The exercise: Copy out the lines that include the word "this".

Information provided:
☆ ☆ ☆ ☆ ☆ ☆ ☆

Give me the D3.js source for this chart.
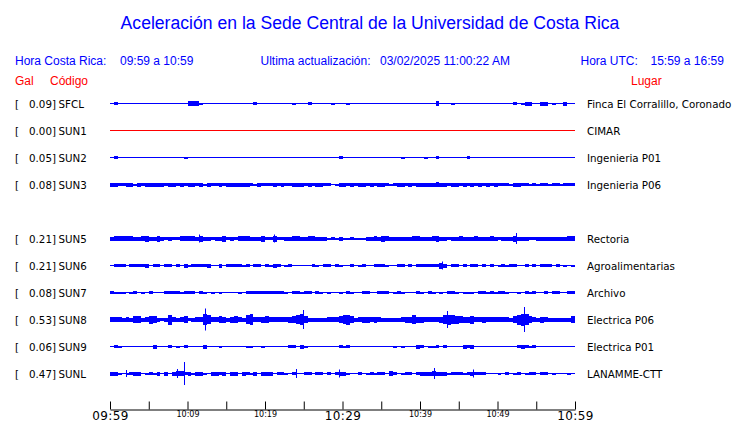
<!DOCTYPE html>
<html>
<head>
<meta charset="utf-8">
<script src="https://cdn.jsdelivr.net/npm/d3@7"></script>
<style>
  html, body { margin: 0; padding: 0; background: #fff; }
  svg { display: block; }
</style>
</head>
<body>
<div id="chart"></div>
<script>
// ---------------- DATA ----------------
const title = "Aceleración en la Sede Central de la Universidad de Costa Rica";
const horaLocal = "09:59 a 10:59";
const horaUTC = "15:59 a 16:59";
const ultimaAct = "03/02/2025 11:00:22 AM";

// row slots (SUN4 has no trace on this page)
const rowCodes = ["SFCL","SUN1","SUN2","SUN3","SUN4","SUN5","SUN6","SUN7","SUN8","SUN9","SUNL"];
const stations = ["SFCL","SUN1","SUN2","SUN3","SUN5","SUN6","SUN7","SUN8","SUN9","SUNL"];
const galValues = [0.09, 0.00, 0.05, 0.08, 0.21, 0.21, 0.08, 0.53, 0.06, 0.47];
const places = ["Finca El Corralillo, Coronado","CIMAR","Ingenieria P01","Ingenieria P06",
  "Rectoria","Agroalimentarias","Archivo","Electrica P06","Electrica P01","LANAMME-CTT"];

// time axis
const startTime = "09:59", endTime = "10:59";
const tickTimes = ["09:59","10:04","10:09","10:14","10:19","10:24","10:29","10:34","10:39","10:44","10:49","10:54","10:59"];
const majorLabels = ["09:59","10:29","10:59"];
const minorLabels = ["10:09","10:19","10:39","10:49"];

// amplitude envelope per 30-second bin (120 bins over the hour)
const env_SFCL = [
  0,1,0,0,0,0,0,0,0,0, 0,0,0,0,0,0,0,0,0,0,
  2,2,2,.5,0,0,0,0,0,0, 0,0,0,0,0,0,0,1,0,0,
  0,0,0,0,0,0,0,.5,0,0, 0,1,0,0,0,0,0,.5,0,0,
  0,.5,0,0,0,0,0,0,0,0, 0,0,0,0,0,0,0,0,0,0,
  0,0,0,0,2,0,0,0,.5,0, 0,0,0,0,0,0,0,0,0,0,
  0,0,0,0,1,0,.5,1.5,1.5,0, 0,1.5,1.5,0,.5,0,0,1.5,0,0];
const env_SUN1 = [
  0,0,0,0,0,0,0,0,0,0, 0,0,0,0,0,0,0,0,0,0,
  0,0,0,0,0,0,0,0,0,0, 0,0,0,0,0,0,0,0,0,0,
  0,0,0,0,0,0,0,0,0,0, 0,0,0,0,0,0,0,0,0,0,
  0,0,0,0,0,0,0,0,0,0, 0,0,0,0,0,0,0,0,0,0,
  0,0,0,0,0,0,0,0,0,0, 0,0,0,0,0,0,0,0,0,0,
  0,0,0,0,0,0,0,0,0,0, 0,0,0,0,0,0,0,0,0,0];
const env_SUN2 = [
  0,1,0,0,0,0,0,0,0,0, 0,0,0,0,0,0,0,0,0,.5,
  0,0,0,0,0,0,0,0,0,0, 0,0,0,0,0,0,0,0,0,0,
  0,0,0,0,0,0,0,0,0,0, 0,0,0,0,0,0,0,0,0,1,
  0,0,0,0,0,0,0,0,0,0, 0,0,0,0,0,.5,0,0,0,0,
  0,.5,0,0,1,0,0,0,0,0, 0,0,1,0,0,0,0,0,0,0,
  0,0,0,0,0,0,0,0,0,0, 0,0,0,0,0,0,0,0,0,0];
const env_SUN3 = [
  1.5,1.5,1,1,1.5,1.5,.5,1.5,1,1.5, 1.5,1.5,1.5,1.5,1,1.5,1.5,1,1.5,1,
  1.5,1.5,1,1.5,.5,1.5,1,1,1.5,1, 1.5,1.5,1.5,1.5,1.5,1.5,1,.5,1.5,1,
  1,1,1.5,1,1.5,1,1,1.5,1.5,1.5, 1,1.5,1,1.5,1.5,1,1,0,.5,1.5,
  1.5,1,1.5,1,1.5,1.5,1,1.5,1,1.5, 1.5,1,.5,1,1.5,1.5,1,1.5,1,1.5,
  1.5,1.5,1.5,1.5,2,1.5,1.5,1,1.5,1.5, 1,1.5,1,1.5,1,1.5,1,1.5,1,1.5,
  1,1,1,.5,1.5,1.5,1,1,.5,1, .5,1,1,.5,1,1,.5,1,1,1];
const env_SUN5 = [
  1.5,2,2,2,2,2,1.5,1.5,2,2.5, 1.5,1.5,2.5,1.5,1,1.5,1,1,2,2,
  2,2,1.5,2.5,1.5,1.5,1,1.5,1.5,2.5, 1,1.5,1,2,2,2,1.5,1.5,1.5,2.5,
  1,1,2.5,1,1,1.5,1.5,2,2,1.5, 1.5,2,2,1.5,1.5,1.5,.5,1,.5,1.5,
  .5,.5,1,.5,.5,.5,1.5,1.5,2,1.5, 2.5,2,1.5,1.5,1.5,1.5,1.5,1.5,2,2,
  1.5,1.5,1.5,2,2.5,1.5,1.5,1,1.5,1.5, 2,1.5,1.5,1.5,2,1.5,1.5,1.5,2,1.5,
  1,1.5,1.5,1.5,2.5,1.5,1.5,1.5,1,1, 1.5,1.5,1.5,1.5,1.5,1.5,1.5,1.5,2,2];
const env_SUN6 = [
  0,1,1,1,0,1,1,1,1,1.5, 0,1,1,0,1,1,0,1,0,1.5,
  .5,1,1,1,1,1.5,0,0,1.5,0, 1,1,1,1,.5,1,0,1,1,0,
  1,.5,1.5,1,0,.5,1,0,0,0, 0,0,1,.5,0,1,1,0,1,.5,
  0,0,1,0,.5,1,0,0,1,1, 1,.5,0,0,1,1,0,1,0,1,
  1,1,1,1,1,2.5,1.5,0,1,1, 0,1,0,1,1,0,1,0,1,0,
  .5,1,.5,1,1,0,0,1,0,1, 0,1,1,1,0,1,0,.5,0,.5];
const env_SUN7 = [
  1,.5,.5,.5,0,.5,1,0,.5,0, 1,0,0,0,1,1,1,1,.5,1,
  1,1,0,1,.5,0,.5,0,.5,0, 0,0,0,.5,0,1,1,1,1,1,
  1,1,1,1,1,.5,0,1,1,.5, 1,1,0,1,.5,0,.5,0,0,.5,
  0,1,.5,0,0,1,1,0,0,1, 1,1,0,.5,1,.5,0,0,0,1,
  .5,0,1,.5,0,.5,0,1,1,.5, 0,.5,.5,.5,0,1,1,.5,1,.5,
  1,1,.5,0,0,.5,0,1,.5,1, 0,0,1,0,1,1,0,0,1,1];
const env_SUN8 = [
  2,2,2,1.5,2,1.5,3,3,1.5,2, 3.5,3,1.5,1,1.5,4.5,2,1.5,2,3,
  1,1.5,2,2,5,4,2,2,3,2.5, 1.5,2.5,3,2,1.5,4,5,2,2,2.5,
  3,2,2,2,2,2,2.5,3,4,5, 3,1.5,1.5,1.5,1.5,1.5,2,2,2,3,
  4,4.5,3,1.5,2,2.5,2.5,2,2.5,2, 1.5,1.5,1.5,1.5,1.5,2,2.5,2.5,4,2.5,
  2.5,2,2,2,2,2.5,4,4.5,4,3.5, 3,2.5,2.5,3.5,2,2,2.5,2,2,2,
  2,2,2,1.5,3,4.5,5.5,5,3,2, 1.5,2.5,2,1.5,1.5,1.5,1.5,1.5,1.5,3];
const env_SUN9 = [
  0,1,.5,0,0,0,0,0,0,0, 0,1.5,0,0,0,1,0,.5,0,1,
  0,0,0,0,1.5,0,0,0,.5,0, 0,0,0,0,0,.5,.5,0,0,.5,
  0,0,0,0,0,0,1,1,0,1.5, .5,0,0,0,0,0,0,0,0,1,
  .5,1,0,0,0,0,0,0,0,0, 0,0,0,.5,0,.5,0,0,0,1.5,
  1,0,.5,.5,1,0,1,0,0,0, 0,1.5,1,1.5,0,0,0,0,0,0,
  0,0,0,0,0,1,1.5,1,.5,1, 0,0,0,0,0,0,0,0,0,0];
const env_SUNL = [
  1.5,1.5,.5,0,.5,1,1.5,1.5,0,.5, 1,.5,1.5,0,1.5,0,1.5,2,2,1,
  1.5,.5,1.5,1.5,.5,0,1.5,1.5,1,1.5, 0,1.5,1.5,0,1.5,1,.5,1.5,0,1.5,
  1.5,1.5,0,1,1,.5,0,1,0,0, 1,1,0,1,1,0,1,0,1,1.5,
  1.5,.5,0,0,1,0,.5,1,.5,1, 1,0,2,1,0,.5,1,1,0,1,
  1.5,1.5,1.5,2,1.5,1.5,1.5,.5,1,1, 1,.5,1,1.5,1,1,1,0,0,0,
  .5,0,1,0,.5,1,0,.5,1,1, 0,1,1,0,.5,0,0,0,.5,0];

// thin tall spikes: [minutes after start, amplitude]
const spikes_SUN5 = [[11.5,3.5],[21.2,3.5],[52.4,5]];
const spikes_SUN6 = [[42.8,3.5]];
const spikes_SUN8 = [[12.3,10.5],[24.9,9],[43.5,8],[53.4,12]];
const spikes_SUNL = [[2.0,3],[8.6,4],[9.5,11],[24.0,4],[29.6,3.5],[41.8,5],[46.8,3.5]];

const envelopes = {SFCL: env_SFCL, SUN1: env_SUN1, SUN2: env_SUN2, SUN3: env_SUN3, SUN5: env_SUN5,
  SUN6: env_SUN6, SUN7: env_SUN7, SUN8: env_SUN8, SUN9: env_SUN9, SUNL: env_SUNL};
const spikes = {SUN5: spikes_SUN5, SUN6: spikes_SUN6, SUN8: spikes_SUN8, SUNL: spikes_SUNL};

// ---------------- DRAW ----------------
const W = 740, H = 423;
const BLUE = "#0000ff", RED = "#ff0000";
const sans = "'Liberation Sans', Arial, Helvetica, sans-serif";
const dv = "'DejaVu Sans', 'Bitstream Vera Sans', sans-serif";

const svg = d3.select("#chart").append("svg").attr("width", W).attr("height", H)
  .style("background", "#fff");

const parseT = d3.timeParse("%H:%M");
const t0 = parseT(startTime), t1 = parseT(endTime);
const x = d3.scaleTime().domain([t0, t1]).range([110, 575]);
const y = d3.scalePoint().domain(rowCodes).range([103.5, 373.5]);
const amp = d3.scaleLinear().domain([0, 12]).range([0, 12]);

// title & header
svg.append("text").attr("x", 370).attr("y", 29).attr("text-anchor", "middle")
  .style("font-family", sans).style("font-size", "17.6px").attr("fill", BLUE).text(title);

const hdr = [
  [15, "Hora Costa Rica:"], [120, horaLocal],
  [260.5, "Ultima actualización:"], [380, ultimaAct],
  [580.5, "Hora UTC:"], [650.5, horaUTC]
];
svg.append("g").selectAll("text").data(hdr).join("text")
  .attr("x", d => d[0]).attr("y", 65)
  .style("font-family", sans).style("font-size", "12px").attr("fill", BLUE)
  .text(d => d[1]);

const red = [[15, "Gal"], [50, "Código"], [631, "Lugar"]];
svg.append("g").selectAll("text").data(red).join("text")
  .attr("x", d => d[0]).attr("y", 84.5)
  .style("font-family", sans).style("font-size", "12px").attr("fill", RED)
  .text(d => d[1]);

// rows
const rows = svg.append("g").selectAll("g").data(stations).join("g")
  .attr("transform", d => `translate(0,${y(d)})`);

rows.append("text").attr("x", 15).attr("y", 4)
  .style("font-family", dv).style("font-size", "10.3px").attr("fill", "#000").text("[");
rows.append("text").attr("x", 56).attr("y", 4).attr("text-anchor", "end")
  .style("font-family", dv).style("font-size", "10.3px").attr("fill", "#000")
  .text((d, i) => galValues[i].toFixed(2) + "]");
rows.append("text").attr("x", 58.5).attr("y", 4)
  .style("font-family", dv).style("font-size", "10.3px").attr("fill", "#000").text(d => d);
rows.append("text").attr("x", 587).attr("y", 4)
  .style("font-family", dv).style("font-size", "10.3px").attr("fill", "#000")
  .text((d, i) => places[i]);

// baseline traces
rows.append("line")
  .attr("x1", x(t0)).attr("x2", x(t1)).attr("y1", 0).attr("y2", 0)
  .attr("stroke", (d, i) => galValues[i] === 0 ? RED : BLUE).attr("stroke-width", 1);

// envelope blocks
rows.each(function(code, i) {
  const g = d3.select(this);
  const color = galValues[i] === 0 ? RED : BLUE;
  const bins = envelopes[code].map((a, k) => ({
    a, s: d3.timeSecond.offset(t0, k * 30), e: d3.timeSecond.offset(t0, (k + 1) * 30)
  })).filter(b => b.a > 0);
  g.selectAll("rect.env").data(bins).join("rect").attr("class", "env")
    .attr("x", b => x(b.s)).attr("width", b => x(b.e) - x(b.s))
    .attr("y", b => -0.5 - amp(b.a)).attr("height", b => 1 + 2 * amp(b.a))
    .attr("fill", color).attr("shape-rendering", "crispEdges");
  const sp = spikes[code] || [];
  g.selectAll("line.spk").data(sp).join("line").attr("class", "spk")
    .attr("x1", s => Math.round(x(d3.timeSecond.offset(t0, s[0] * 60))) + 0.5)
    .attr("x2", s => Math.round(x(d3.timeSecond.offset(t0, s[0] * 60))) + 0.5)
    .attr("y1", s => -0.5 - amp(s[1])).attr("y2", s => 0.5 + amp(s[1]))
    .attr("stroke", color).attr("stroke-width", 1);
});

// time axis
const fmt = d3.timeFormat("%H:%M");
const tickVals = tickTimes.map(parseT);
const axis = d3.axisBottom(x).tickValues(tickVals)
  .tickSizeInner(-8).tickSizeOuter(0).tickPadding(2)
  .tickFormat(d => {
    const s = fmt(d);
    return (majorLabels.includes(s) || minorLabels.includes(s)) ? s : "";
  });
const ag = svg.append("g").attr("transform", "translate(0,409.5)").call(axis);
ag.select(".domain").attr("stroke", "#000").attr("stroke-width", 1);
ag.selectAll(".tick line").attr("stroke", "#000");
ag.selectAll(".tick text").attr("fill", "#000")
  .style("font-family", dv)
  .style("letter-spacing", d => majorLabels.includes(fmt(d)) ? "0.4px" : "0px")
  .style("font-size", d => majorLabels.includes(fmt(d)) ? "12px" : "8px");
</script>
</body>
</html>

☆ ☆ ☆ ☆ ☆ ☆ ☆

Worked answer:
Give me the D3.js source for this chart.
// row slots (SUN4 has no trace on this page)
  const g = d3.select(this);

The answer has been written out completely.